**WHAT YOU WILL DO:** The copy must start at the line that contains "Write the seaborn" and finish at the line that contains "import seaborn as sns", reproducing each line exactly. Any picture in that span is omitted.

Saved entries
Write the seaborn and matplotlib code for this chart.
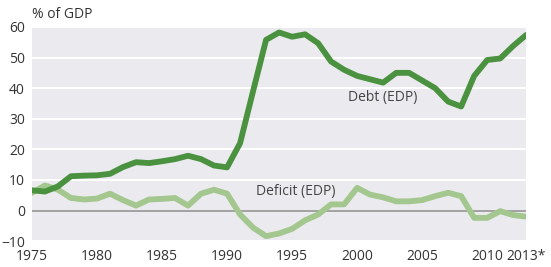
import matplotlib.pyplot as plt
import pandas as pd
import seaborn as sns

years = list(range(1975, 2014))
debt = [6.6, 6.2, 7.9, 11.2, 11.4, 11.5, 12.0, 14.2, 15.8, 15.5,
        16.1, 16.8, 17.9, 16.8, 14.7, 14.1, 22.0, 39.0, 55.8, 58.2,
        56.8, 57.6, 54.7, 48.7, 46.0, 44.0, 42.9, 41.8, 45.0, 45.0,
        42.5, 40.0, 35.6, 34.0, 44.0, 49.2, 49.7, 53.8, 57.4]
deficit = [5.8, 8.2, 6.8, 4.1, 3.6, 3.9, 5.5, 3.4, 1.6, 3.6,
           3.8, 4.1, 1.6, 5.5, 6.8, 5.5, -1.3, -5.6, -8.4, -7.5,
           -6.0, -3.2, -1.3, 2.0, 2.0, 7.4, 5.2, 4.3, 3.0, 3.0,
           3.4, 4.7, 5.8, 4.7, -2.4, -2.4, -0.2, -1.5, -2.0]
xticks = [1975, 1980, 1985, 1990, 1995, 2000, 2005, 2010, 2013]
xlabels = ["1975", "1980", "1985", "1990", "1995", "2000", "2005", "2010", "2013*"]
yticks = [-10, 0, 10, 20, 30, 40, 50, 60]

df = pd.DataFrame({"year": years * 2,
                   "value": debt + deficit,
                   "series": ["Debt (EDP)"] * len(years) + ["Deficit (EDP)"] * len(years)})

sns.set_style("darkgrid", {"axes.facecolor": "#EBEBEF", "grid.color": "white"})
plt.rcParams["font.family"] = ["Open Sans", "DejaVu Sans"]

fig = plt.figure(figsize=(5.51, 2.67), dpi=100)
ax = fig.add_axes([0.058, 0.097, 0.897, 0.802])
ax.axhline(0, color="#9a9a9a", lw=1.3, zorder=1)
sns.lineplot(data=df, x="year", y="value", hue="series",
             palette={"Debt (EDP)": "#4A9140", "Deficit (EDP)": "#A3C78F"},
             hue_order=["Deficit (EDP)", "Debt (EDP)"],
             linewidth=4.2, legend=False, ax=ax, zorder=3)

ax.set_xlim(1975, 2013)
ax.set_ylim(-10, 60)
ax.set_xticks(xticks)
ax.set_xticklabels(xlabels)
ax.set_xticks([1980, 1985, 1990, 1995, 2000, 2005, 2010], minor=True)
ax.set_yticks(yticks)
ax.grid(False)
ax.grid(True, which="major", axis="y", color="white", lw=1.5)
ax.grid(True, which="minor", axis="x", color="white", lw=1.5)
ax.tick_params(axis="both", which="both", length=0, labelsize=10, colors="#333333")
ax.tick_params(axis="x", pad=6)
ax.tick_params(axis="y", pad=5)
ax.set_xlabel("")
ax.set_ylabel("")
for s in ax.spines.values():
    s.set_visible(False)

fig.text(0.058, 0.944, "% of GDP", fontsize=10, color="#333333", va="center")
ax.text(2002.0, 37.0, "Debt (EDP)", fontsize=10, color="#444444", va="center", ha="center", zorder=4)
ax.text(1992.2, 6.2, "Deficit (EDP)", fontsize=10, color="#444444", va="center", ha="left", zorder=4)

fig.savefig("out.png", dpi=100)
==
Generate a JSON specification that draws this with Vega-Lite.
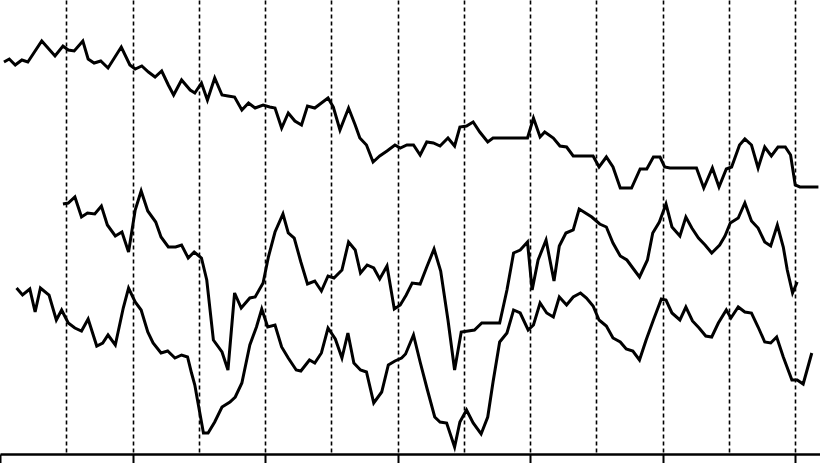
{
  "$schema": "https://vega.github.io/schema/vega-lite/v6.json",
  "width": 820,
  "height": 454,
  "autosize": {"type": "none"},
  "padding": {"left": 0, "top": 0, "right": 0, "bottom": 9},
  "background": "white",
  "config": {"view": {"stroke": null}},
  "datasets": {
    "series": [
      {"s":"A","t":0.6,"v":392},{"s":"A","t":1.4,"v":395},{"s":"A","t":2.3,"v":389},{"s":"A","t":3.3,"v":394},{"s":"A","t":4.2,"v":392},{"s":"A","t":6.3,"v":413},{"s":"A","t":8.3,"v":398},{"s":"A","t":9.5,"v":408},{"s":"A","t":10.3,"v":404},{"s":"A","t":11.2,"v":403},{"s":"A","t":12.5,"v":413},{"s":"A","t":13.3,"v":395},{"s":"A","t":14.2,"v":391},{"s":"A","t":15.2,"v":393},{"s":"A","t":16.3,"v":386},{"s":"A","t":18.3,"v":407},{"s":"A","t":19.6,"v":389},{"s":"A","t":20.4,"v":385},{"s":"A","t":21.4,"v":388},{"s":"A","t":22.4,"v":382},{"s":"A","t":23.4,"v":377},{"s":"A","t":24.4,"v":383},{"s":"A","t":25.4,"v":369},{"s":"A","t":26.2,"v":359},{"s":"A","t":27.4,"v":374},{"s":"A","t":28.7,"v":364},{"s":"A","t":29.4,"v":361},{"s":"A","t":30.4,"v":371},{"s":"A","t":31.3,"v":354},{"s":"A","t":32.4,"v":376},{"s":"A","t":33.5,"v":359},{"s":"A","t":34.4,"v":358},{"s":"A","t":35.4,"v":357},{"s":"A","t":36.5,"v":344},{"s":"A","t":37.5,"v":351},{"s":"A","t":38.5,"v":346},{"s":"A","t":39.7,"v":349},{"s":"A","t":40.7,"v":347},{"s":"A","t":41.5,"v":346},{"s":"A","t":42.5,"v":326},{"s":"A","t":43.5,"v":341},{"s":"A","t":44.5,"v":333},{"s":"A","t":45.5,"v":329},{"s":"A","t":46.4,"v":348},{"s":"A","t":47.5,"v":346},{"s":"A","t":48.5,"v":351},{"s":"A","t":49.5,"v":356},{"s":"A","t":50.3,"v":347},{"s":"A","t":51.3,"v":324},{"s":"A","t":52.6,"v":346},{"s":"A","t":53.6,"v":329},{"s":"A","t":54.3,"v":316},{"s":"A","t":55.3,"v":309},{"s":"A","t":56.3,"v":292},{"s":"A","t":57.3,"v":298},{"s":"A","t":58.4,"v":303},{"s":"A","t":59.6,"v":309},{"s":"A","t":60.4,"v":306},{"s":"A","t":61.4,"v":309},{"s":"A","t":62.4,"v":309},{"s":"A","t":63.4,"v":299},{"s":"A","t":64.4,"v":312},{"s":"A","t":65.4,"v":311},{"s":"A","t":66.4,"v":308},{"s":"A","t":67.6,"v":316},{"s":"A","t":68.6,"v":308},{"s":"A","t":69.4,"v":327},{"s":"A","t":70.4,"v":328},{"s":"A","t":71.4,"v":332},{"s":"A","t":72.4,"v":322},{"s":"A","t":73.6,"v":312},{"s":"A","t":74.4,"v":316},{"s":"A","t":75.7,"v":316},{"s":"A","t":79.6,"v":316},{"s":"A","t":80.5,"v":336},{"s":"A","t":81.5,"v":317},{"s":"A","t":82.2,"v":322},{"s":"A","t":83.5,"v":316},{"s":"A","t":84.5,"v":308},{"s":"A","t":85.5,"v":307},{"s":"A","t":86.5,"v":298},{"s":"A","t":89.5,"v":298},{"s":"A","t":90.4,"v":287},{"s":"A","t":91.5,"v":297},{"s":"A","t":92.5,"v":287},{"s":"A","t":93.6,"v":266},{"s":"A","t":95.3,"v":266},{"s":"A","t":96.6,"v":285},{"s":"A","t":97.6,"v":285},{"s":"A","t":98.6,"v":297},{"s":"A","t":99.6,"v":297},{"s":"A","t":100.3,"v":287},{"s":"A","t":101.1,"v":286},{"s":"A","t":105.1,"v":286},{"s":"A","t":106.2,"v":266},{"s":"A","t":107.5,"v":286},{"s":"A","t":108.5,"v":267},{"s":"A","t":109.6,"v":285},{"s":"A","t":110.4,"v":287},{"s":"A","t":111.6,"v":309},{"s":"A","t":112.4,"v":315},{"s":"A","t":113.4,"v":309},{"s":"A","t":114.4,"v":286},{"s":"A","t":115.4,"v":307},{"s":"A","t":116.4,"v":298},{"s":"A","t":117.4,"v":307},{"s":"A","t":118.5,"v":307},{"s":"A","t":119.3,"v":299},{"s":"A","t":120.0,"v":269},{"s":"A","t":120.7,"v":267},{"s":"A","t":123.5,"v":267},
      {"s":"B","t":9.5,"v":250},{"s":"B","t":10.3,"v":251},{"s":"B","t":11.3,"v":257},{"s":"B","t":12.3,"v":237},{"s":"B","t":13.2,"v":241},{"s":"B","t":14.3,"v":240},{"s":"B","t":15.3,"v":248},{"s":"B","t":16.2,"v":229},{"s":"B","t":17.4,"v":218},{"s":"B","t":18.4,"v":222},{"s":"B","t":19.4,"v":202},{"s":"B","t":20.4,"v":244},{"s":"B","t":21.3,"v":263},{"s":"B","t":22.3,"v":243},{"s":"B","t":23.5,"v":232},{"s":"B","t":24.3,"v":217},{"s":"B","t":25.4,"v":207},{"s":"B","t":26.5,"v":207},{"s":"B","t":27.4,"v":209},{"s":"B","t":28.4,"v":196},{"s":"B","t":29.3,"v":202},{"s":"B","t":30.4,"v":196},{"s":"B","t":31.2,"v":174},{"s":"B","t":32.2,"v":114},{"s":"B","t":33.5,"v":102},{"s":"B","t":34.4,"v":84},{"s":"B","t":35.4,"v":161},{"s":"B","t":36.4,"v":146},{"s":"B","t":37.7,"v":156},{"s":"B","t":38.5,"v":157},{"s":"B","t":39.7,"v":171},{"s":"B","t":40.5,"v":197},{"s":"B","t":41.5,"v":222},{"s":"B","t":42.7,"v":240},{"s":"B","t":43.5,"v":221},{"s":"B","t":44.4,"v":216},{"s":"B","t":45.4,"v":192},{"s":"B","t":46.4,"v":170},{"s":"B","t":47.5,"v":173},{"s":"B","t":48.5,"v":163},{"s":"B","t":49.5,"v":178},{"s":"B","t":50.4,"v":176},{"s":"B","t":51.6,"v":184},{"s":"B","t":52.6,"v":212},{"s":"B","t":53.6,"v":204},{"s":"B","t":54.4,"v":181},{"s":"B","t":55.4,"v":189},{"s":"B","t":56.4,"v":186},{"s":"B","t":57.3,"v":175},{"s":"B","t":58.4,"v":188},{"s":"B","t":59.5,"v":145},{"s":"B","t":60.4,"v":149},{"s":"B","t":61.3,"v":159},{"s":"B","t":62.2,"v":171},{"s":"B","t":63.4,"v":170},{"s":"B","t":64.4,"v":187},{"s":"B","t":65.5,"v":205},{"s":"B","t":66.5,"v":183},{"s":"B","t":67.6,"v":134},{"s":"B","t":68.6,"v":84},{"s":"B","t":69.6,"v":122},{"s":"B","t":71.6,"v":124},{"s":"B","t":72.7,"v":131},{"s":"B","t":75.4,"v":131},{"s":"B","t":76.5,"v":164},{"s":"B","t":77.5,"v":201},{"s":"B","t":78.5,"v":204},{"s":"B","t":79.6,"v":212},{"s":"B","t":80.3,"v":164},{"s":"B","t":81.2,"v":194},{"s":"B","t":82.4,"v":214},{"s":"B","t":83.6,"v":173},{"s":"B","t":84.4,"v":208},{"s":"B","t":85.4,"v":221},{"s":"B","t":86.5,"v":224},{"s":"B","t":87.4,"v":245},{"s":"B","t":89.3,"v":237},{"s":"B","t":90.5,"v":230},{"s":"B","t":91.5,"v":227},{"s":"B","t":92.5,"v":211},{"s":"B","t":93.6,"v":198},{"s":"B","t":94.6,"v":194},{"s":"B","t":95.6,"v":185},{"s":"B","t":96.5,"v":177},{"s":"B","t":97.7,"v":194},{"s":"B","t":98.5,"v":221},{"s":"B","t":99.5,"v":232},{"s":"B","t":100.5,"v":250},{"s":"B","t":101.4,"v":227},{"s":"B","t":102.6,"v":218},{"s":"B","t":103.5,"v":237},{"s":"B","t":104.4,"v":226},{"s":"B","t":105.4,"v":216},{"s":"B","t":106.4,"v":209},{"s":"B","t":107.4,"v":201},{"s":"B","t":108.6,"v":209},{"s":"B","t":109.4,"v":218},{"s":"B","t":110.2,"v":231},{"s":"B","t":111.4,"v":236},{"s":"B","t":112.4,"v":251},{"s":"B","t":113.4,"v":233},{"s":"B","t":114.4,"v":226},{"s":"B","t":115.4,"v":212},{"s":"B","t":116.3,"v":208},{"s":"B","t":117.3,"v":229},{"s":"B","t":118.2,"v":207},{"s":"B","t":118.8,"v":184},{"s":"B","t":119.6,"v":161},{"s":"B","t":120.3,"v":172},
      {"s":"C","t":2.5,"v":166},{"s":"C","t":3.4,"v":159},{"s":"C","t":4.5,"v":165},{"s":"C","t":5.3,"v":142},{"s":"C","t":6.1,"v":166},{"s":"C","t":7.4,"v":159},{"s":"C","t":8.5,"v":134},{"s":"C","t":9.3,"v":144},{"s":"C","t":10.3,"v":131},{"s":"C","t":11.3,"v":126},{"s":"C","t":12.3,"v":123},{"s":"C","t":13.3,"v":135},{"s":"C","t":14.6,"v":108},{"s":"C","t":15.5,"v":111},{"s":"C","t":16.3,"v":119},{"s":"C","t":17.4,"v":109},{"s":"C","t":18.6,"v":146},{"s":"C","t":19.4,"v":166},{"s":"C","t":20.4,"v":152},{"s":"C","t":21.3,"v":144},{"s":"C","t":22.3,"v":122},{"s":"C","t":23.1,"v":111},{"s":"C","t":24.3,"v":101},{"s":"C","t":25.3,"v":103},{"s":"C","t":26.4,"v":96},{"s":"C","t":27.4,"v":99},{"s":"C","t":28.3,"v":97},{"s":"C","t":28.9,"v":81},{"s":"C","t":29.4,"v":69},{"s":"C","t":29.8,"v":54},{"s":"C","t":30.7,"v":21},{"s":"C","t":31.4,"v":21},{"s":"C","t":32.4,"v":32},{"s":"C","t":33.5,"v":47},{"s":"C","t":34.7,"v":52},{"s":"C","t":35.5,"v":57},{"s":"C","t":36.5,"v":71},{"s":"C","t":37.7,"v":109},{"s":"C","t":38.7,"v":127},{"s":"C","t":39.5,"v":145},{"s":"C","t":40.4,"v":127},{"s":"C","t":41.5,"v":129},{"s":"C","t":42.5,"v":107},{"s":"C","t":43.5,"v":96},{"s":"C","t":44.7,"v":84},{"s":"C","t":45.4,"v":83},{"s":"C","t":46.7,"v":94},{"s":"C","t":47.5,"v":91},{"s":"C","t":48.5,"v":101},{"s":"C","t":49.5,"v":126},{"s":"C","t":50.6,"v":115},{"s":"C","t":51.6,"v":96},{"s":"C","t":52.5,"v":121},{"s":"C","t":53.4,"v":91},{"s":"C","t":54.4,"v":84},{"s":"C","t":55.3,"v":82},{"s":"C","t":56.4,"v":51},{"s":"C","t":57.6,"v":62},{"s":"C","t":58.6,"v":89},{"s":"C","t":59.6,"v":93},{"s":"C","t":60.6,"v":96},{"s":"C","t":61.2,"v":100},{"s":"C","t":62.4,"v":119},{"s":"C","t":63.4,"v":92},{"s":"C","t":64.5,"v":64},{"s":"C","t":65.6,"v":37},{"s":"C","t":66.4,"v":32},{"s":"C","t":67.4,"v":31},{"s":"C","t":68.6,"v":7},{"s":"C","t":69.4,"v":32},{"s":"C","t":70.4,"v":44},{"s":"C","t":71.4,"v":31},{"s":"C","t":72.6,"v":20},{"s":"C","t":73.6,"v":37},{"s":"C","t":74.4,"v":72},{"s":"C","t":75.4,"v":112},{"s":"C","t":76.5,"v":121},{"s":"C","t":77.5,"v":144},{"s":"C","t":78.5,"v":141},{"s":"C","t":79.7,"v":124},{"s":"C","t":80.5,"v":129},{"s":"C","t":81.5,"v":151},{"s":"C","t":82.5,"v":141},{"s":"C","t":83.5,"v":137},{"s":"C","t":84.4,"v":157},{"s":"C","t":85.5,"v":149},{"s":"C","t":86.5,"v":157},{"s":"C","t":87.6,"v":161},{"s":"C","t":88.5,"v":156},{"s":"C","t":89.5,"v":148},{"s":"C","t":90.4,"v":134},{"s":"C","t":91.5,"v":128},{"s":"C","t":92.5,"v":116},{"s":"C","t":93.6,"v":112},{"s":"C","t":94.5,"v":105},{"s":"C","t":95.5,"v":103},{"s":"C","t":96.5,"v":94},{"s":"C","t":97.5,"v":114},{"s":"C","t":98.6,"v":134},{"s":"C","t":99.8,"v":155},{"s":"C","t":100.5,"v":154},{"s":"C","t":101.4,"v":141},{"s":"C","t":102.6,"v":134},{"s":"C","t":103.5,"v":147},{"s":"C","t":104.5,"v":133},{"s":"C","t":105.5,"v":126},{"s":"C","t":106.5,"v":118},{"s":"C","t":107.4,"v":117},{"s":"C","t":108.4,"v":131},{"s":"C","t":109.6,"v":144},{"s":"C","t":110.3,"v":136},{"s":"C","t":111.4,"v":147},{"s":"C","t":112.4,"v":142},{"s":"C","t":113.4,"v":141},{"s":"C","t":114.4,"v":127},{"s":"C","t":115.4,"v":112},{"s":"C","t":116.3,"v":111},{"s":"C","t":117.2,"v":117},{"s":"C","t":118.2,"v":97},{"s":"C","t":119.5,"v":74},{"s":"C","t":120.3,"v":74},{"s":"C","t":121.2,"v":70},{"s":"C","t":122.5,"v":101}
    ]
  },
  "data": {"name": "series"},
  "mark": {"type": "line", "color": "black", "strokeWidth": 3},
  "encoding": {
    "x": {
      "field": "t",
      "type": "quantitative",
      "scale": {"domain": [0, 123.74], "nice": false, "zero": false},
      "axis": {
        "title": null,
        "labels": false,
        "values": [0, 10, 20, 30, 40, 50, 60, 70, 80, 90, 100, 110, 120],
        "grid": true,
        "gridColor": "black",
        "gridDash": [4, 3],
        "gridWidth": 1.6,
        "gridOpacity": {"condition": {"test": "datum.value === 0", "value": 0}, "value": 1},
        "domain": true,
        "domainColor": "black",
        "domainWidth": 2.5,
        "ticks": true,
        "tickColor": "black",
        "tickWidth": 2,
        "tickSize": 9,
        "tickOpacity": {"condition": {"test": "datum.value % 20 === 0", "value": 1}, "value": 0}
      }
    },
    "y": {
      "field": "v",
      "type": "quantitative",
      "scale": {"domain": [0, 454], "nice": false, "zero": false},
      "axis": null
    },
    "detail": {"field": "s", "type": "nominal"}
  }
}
* * *
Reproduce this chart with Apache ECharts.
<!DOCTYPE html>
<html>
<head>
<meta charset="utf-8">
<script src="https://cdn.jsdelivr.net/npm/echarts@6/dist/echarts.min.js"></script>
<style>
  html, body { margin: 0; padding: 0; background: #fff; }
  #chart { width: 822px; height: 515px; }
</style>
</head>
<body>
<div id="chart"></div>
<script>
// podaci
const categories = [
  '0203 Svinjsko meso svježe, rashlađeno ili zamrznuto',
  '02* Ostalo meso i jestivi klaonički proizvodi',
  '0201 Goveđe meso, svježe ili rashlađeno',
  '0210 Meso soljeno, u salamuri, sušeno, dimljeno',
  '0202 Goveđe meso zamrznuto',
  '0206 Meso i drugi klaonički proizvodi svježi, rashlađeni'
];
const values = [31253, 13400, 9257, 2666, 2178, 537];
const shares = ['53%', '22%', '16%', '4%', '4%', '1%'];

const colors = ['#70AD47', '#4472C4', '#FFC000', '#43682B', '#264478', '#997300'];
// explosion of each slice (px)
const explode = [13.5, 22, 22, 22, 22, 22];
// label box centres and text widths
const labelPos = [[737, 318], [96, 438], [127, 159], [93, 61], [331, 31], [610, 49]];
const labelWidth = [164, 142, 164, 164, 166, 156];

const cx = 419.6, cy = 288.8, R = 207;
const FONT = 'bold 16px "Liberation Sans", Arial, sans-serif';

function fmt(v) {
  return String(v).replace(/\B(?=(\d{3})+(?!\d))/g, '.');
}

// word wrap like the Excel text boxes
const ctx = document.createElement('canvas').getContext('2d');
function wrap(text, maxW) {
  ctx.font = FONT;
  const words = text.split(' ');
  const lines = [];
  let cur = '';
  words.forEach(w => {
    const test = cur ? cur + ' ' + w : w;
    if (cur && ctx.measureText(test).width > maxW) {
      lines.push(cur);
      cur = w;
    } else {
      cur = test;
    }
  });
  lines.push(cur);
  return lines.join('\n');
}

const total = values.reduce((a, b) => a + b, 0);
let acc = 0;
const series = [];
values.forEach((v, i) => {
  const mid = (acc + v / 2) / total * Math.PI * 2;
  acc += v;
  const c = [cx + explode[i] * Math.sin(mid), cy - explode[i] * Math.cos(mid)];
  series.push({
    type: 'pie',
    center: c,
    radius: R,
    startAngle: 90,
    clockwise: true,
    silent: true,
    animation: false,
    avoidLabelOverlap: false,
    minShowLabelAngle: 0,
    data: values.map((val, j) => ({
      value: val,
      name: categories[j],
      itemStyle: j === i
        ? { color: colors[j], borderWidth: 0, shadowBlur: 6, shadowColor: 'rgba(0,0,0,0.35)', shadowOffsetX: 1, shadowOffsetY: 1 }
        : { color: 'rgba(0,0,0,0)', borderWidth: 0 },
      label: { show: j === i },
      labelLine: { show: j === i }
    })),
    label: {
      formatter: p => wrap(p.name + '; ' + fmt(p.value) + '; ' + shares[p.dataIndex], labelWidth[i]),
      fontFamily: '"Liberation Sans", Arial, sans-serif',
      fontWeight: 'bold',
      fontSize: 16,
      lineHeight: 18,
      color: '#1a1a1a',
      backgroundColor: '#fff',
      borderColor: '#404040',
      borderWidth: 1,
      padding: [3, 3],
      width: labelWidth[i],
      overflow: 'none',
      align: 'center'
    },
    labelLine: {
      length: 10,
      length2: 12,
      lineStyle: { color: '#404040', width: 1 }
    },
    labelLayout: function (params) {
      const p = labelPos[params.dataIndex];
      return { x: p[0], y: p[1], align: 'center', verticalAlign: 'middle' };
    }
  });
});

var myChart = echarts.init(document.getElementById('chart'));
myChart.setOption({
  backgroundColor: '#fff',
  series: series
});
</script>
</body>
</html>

**COMPLETED EXERCISE:**
Write the seaborn and matplotlib code for this chart.
import matplotlib.pyplot as plt
import pandas as pd
import seaborn as sns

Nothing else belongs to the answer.